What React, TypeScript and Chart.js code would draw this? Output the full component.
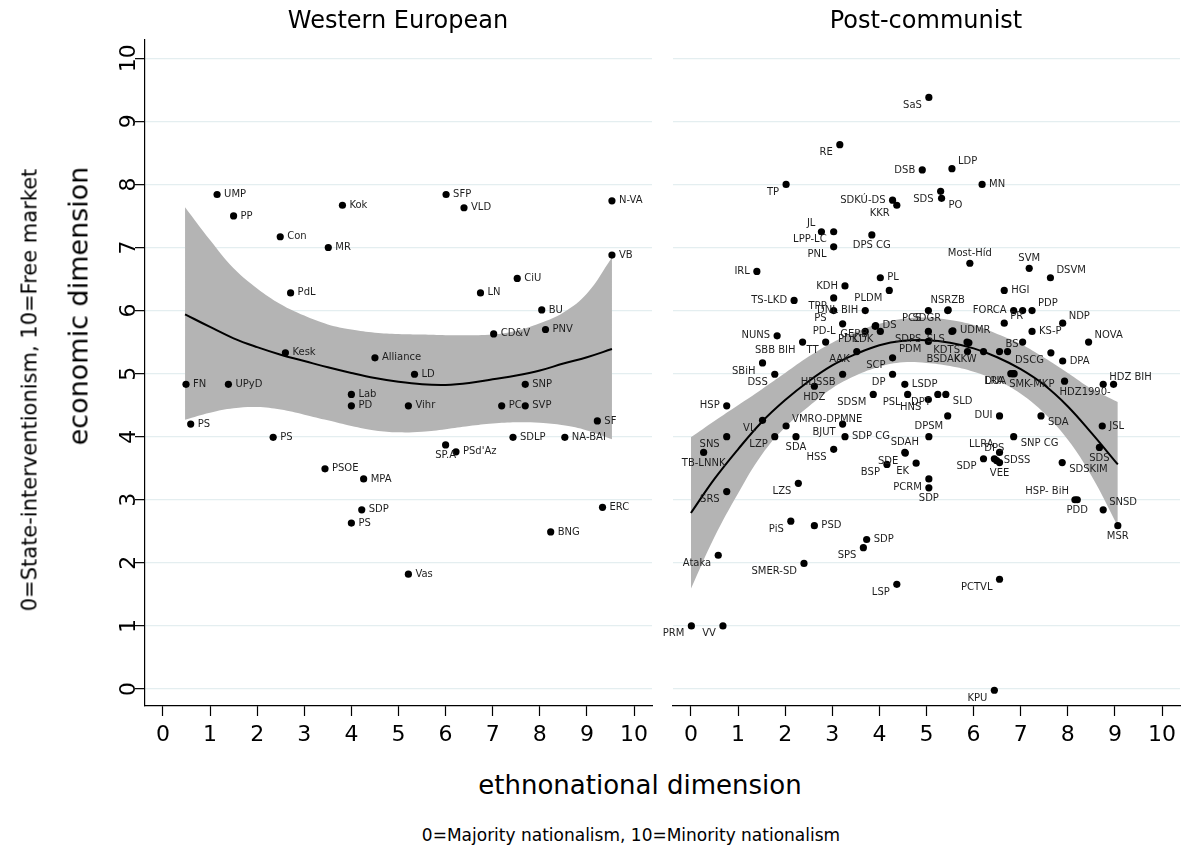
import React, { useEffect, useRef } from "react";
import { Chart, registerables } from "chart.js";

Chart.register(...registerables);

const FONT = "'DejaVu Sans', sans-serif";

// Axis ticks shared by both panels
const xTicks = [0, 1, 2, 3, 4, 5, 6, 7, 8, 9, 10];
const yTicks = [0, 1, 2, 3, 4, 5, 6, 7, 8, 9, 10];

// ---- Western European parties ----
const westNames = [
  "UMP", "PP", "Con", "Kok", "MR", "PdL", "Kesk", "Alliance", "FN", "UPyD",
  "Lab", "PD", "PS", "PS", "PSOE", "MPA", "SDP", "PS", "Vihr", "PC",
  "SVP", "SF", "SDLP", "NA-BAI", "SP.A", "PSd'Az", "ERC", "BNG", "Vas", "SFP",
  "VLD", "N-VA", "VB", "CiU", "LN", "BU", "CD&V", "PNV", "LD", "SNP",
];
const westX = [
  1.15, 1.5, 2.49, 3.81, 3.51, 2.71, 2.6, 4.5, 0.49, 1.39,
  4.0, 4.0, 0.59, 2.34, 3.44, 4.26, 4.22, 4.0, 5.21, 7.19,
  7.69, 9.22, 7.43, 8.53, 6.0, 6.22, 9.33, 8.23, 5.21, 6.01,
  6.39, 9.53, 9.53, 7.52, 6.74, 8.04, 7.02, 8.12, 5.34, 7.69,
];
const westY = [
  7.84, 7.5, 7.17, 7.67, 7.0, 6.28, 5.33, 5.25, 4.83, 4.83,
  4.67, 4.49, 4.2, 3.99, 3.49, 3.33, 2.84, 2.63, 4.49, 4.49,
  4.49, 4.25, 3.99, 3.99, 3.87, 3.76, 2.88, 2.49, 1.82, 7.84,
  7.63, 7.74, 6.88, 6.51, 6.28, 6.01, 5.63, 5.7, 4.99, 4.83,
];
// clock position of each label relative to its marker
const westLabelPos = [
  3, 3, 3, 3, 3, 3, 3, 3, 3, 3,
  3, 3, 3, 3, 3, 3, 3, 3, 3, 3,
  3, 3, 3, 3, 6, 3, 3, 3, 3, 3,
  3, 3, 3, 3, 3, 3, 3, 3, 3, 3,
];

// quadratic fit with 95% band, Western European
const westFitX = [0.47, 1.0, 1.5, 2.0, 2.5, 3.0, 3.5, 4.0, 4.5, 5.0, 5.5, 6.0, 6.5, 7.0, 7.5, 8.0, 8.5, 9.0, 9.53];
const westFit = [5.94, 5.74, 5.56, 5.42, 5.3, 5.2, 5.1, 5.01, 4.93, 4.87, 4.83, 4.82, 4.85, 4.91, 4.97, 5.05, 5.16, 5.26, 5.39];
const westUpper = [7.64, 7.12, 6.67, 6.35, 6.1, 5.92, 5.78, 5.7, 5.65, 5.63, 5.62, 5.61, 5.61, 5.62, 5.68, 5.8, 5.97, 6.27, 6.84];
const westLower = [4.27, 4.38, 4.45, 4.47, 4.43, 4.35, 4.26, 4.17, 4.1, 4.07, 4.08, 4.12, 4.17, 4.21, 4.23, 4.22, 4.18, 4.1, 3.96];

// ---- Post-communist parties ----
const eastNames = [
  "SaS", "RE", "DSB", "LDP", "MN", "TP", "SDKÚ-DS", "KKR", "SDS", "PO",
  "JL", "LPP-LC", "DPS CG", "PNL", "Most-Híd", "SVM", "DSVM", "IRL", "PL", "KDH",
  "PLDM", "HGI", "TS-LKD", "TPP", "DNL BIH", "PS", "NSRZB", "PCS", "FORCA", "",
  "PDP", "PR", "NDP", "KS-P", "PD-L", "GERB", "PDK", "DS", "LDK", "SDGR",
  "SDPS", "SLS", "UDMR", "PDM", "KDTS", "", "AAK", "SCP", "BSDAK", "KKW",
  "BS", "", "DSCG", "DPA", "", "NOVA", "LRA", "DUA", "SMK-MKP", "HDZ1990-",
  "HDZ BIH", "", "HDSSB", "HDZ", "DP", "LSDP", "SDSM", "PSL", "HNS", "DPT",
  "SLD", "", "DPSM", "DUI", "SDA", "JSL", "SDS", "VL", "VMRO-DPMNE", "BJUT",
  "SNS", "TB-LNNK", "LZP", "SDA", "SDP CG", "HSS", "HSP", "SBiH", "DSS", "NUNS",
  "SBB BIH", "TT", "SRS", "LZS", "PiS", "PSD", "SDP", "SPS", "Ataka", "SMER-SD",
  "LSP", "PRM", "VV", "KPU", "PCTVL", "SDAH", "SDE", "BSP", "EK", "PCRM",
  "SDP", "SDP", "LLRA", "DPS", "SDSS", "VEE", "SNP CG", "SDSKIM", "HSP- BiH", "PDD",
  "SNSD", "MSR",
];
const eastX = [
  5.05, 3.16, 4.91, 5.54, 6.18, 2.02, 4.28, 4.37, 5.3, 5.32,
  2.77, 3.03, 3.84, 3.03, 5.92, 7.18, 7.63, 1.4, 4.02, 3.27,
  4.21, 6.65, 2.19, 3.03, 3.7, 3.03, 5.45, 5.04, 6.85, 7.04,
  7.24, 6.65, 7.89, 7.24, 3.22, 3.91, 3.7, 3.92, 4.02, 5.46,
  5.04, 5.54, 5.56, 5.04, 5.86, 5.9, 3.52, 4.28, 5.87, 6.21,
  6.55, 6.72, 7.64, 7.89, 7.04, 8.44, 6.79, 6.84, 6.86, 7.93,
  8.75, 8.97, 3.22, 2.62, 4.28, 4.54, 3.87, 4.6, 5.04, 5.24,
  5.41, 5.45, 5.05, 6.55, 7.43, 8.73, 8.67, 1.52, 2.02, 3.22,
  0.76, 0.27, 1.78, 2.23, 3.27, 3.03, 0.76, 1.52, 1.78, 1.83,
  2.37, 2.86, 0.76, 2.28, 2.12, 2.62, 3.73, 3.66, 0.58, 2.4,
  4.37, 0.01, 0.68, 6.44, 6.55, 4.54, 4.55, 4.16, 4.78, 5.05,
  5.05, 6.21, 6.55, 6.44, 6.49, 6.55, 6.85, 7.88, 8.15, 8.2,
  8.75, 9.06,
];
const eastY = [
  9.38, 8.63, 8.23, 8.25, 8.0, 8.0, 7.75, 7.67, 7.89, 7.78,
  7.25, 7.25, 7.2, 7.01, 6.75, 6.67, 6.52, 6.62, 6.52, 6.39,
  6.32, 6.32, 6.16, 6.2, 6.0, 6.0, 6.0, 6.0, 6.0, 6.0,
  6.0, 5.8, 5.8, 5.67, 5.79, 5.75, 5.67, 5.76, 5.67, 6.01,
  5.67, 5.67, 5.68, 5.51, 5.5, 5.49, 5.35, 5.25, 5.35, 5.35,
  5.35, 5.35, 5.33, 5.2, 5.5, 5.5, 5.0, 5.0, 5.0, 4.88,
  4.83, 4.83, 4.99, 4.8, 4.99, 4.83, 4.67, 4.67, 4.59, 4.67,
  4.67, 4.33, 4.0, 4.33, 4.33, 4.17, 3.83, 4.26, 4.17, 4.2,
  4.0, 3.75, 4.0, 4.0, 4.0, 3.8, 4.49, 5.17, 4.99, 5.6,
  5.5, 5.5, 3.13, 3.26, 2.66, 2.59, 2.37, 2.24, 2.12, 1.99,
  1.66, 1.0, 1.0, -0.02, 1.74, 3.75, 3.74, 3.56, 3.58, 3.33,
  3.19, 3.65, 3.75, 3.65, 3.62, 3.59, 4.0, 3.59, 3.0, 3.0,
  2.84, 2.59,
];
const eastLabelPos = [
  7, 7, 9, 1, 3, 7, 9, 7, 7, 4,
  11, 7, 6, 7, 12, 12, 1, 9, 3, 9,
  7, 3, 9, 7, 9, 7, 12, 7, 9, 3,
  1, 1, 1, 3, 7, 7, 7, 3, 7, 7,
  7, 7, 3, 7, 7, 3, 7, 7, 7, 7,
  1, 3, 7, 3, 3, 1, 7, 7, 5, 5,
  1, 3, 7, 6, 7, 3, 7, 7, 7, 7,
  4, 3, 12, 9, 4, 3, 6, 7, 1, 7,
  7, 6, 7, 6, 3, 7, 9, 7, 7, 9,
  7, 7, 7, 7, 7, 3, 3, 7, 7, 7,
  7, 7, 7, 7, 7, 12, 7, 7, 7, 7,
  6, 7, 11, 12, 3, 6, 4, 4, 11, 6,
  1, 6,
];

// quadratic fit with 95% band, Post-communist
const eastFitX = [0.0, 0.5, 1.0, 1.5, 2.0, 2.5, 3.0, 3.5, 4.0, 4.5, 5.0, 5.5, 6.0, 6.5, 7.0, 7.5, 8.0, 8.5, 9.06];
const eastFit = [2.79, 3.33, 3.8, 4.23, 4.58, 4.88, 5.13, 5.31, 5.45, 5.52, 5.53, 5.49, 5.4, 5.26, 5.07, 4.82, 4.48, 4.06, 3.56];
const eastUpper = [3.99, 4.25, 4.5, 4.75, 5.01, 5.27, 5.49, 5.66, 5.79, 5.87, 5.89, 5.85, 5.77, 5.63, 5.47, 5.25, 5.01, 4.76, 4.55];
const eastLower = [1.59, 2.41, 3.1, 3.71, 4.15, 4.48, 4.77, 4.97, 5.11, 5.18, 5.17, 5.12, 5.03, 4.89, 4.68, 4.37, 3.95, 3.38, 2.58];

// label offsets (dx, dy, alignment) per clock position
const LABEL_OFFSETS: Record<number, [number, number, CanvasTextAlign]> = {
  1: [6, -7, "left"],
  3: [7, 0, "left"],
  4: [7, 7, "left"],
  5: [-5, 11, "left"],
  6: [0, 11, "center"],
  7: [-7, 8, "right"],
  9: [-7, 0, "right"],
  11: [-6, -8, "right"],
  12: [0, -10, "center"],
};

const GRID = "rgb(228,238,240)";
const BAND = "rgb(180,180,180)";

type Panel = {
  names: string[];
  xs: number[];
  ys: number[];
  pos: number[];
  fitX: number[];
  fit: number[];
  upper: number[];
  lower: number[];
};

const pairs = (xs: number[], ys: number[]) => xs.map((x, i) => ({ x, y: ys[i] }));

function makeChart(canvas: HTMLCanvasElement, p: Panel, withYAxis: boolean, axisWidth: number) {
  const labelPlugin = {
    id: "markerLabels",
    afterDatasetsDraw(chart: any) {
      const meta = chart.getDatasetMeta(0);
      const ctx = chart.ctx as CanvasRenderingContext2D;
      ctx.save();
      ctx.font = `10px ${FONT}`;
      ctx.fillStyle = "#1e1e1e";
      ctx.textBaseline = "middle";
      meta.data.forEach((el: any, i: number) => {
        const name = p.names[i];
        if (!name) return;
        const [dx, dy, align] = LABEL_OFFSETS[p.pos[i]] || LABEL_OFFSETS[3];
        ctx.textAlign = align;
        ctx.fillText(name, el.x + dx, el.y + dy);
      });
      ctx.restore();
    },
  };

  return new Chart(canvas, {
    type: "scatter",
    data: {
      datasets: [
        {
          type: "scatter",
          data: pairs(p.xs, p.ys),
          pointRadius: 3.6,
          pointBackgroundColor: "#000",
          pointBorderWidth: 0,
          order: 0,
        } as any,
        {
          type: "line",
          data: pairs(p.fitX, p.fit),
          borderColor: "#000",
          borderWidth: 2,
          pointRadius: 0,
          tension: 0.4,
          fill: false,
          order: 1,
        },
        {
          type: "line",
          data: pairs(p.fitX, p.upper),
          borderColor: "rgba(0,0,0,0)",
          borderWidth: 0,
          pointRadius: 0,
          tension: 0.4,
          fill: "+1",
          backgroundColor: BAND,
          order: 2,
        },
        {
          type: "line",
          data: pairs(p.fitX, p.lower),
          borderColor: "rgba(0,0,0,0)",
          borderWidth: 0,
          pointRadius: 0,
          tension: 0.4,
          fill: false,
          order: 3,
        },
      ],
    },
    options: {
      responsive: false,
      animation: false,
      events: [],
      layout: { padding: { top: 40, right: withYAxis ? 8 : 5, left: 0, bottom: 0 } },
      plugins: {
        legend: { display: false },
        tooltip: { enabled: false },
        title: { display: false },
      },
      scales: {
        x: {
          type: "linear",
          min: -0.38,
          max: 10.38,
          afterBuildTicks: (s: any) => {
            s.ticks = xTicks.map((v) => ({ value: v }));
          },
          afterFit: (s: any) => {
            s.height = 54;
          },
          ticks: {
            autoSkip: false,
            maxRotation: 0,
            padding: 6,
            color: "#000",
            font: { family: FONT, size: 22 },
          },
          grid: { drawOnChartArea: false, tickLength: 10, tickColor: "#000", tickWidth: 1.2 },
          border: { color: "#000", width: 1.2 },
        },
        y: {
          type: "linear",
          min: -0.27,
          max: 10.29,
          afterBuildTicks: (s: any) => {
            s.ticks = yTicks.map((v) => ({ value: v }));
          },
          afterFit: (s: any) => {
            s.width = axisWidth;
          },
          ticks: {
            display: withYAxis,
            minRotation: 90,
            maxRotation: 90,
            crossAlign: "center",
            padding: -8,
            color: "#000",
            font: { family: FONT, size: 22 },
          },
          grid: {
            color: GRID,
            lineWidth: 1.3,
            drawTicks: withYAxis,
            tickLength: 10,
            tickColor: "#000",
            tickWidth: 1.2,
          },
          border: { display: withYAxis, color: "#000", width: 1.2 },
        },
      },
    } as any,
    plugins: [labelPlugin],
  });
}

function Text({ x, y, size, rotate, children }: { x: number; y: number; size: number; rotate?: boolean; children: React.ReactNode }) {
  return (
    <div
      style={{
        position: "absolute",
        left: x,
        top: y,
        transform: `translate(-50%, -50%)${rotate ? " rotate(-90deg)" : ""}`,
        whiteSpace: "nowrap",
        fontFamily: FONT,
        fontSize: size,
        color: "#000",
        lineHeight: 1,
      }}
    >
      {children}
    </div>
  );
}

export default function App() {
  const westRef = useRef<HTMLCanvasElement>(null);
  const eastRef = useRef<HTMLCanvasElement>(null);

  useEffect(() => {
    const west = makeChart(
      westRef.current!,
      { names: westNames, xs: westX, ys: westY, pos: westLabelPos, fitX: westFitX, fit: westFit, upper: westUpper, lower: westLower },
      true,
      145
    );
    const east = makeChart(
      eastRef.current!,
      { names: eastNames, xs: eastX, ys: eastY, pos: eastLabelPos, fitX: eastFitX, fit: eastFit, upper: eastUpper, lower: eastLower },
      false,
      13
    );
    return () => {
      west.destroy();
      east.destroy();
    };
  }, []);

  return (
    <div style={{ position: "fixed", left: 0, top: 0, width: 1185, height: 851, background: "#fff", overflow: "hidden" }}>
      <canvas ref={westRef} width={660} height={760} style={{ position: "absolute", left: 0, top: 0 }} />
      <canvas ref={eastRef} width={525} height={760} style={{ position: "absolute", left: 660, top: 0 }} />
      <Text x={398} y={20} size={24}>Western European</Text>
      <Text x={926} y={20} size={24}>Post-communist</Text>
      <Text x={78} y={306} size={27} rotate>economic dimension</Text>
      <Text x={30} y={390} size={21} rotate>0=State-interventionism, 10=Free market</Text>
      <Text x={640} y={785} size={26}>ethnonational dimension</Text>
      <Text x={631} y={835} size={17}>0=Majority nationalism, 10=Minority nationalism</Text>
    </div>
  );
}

★ ★ ★ ★

**Written problem:** Give again, exactly, the lines from the start of the data through the one holding "4.18, 4.1, 3.96];"; omit the pictures.

**Correct output:**
What React, TypeScript and Chart.js code would draw this? Output the full component.
import React, { useEffect, useRef } from "react";
import { Chart, registerables } from "chart.js";

Chart.register(...registerables);

const FONT = "'DejaVu Sans', sans-serif";

// Axis ticks shared by both panels
const xTicks = [0, 1, 2, 3, 4, 5, 6, 7, 8, 9, 10];
const yTicks = [0, 1, 2, 3, 4, 5, 6, 7, 8, 9, 10];

// ---- Western European parties ----
const westNames = [
  "UMP", "PP", "Con", "Kok", "MR", "PdL", "Kesk", "Alliance", "FN", "UPyD",
  "Lab", "PD", "PS", "PS", "PSOE", "MPA", "SDP", "PS", "Vihr", "PC",
  "SVP", "SF", "SDLP", "NA-BAI", "SP.A", "PSd'Az", "ERC", "BNG", "Vas", "SFP",
  "VLD", "N-VA", "VB", "CiU", "LN", "BU", "CD&V", "PNV", "LD", "SNP",
];
const westX = [
  1.15, 1.5, 2.49, 3.81, 3.51, 2.71, 2.6, 4.5, 0.49, 1.39,
  4.0, 4.0, 0.59, 2.34, 3.44, 4.26, 4.22, 4.0, 5.21, 7.19,
  7.69, 9.22, 7.43, 8.53, 6.0, 6.22, 9.33, 8.23, 5.21, 6.01,
  6.39, 9.53, 9.53, 7.52, 6.74, 8.04, 7.02, 8.12, 5.34, 7.69,
];
const westY = [
  7.84, 7.5, 7.17, 7.67, 7.0, 6.28, 5.33, 5.25, 4.83, 4.83,
  4.67, 4.49, 4.2, 3.99, 3.49, 3.33, 2.84, 2.63, 4.49, 4.49,
  4.49, 4.25, 3.99, 3.99, 3.87, 3.76, 2.88, 2.49, 1.82, 7.84,
  7.63, 7.74, 6.88, 6.51, 6.28, 6.01, 5.63, 5.7, 4.99, 4.83,
];
// clock position of each label relative to its marker
const westLabelPos = [
  3, 3, 3, 3, 3, 3, 3, 3, 3, 3,
  3, 3, 3, 3, 3, 3, 3, 3, 3, 3,
  3, 3, 3, 3, 6, 3, 3, 3, 3, 3,
  3, 3, 3, 3, 3, 3, 3, 3, 3, 3,
];

// quadratic fit with 95% band, Western European
const westFitX = [0.47, 1.0, 1.5, 2.0, 2.5, 3.0, 3.5, 4.0, 4.5, 5.0, 5.5, 6.0, 6.5, 7.0, 7.5, 8.0, 8.5, 9.0, 9.53];
const westFit = [5.94, 5.74, 5.56, 5.42, 5.3, 5.2, 5.1, 5.01, 4.93, 4.87, 4.83, 4.82, 4.85, 4.91, 4.97, 5.05, 5.16, 5.26, 5.39];
const westUpper = [7.64, 7.12, 6.67, 6.35, 6.1, 5.92, 5.78, 5.7, 5.65, 5.63, 5.62, 5.61, 5.61, 5.62, 5.68, 5.8, 5.97, 6.27, 6.84];
const westLower = [4.27, 4.38, 4.45, 4.47, 4.43, 4.35, 4.26, 4.17, 4.1, 4.07, 4.08, 4.12, 4.17, 4.21, 4.23, 4.22, 4.18, 4.1, 3.96];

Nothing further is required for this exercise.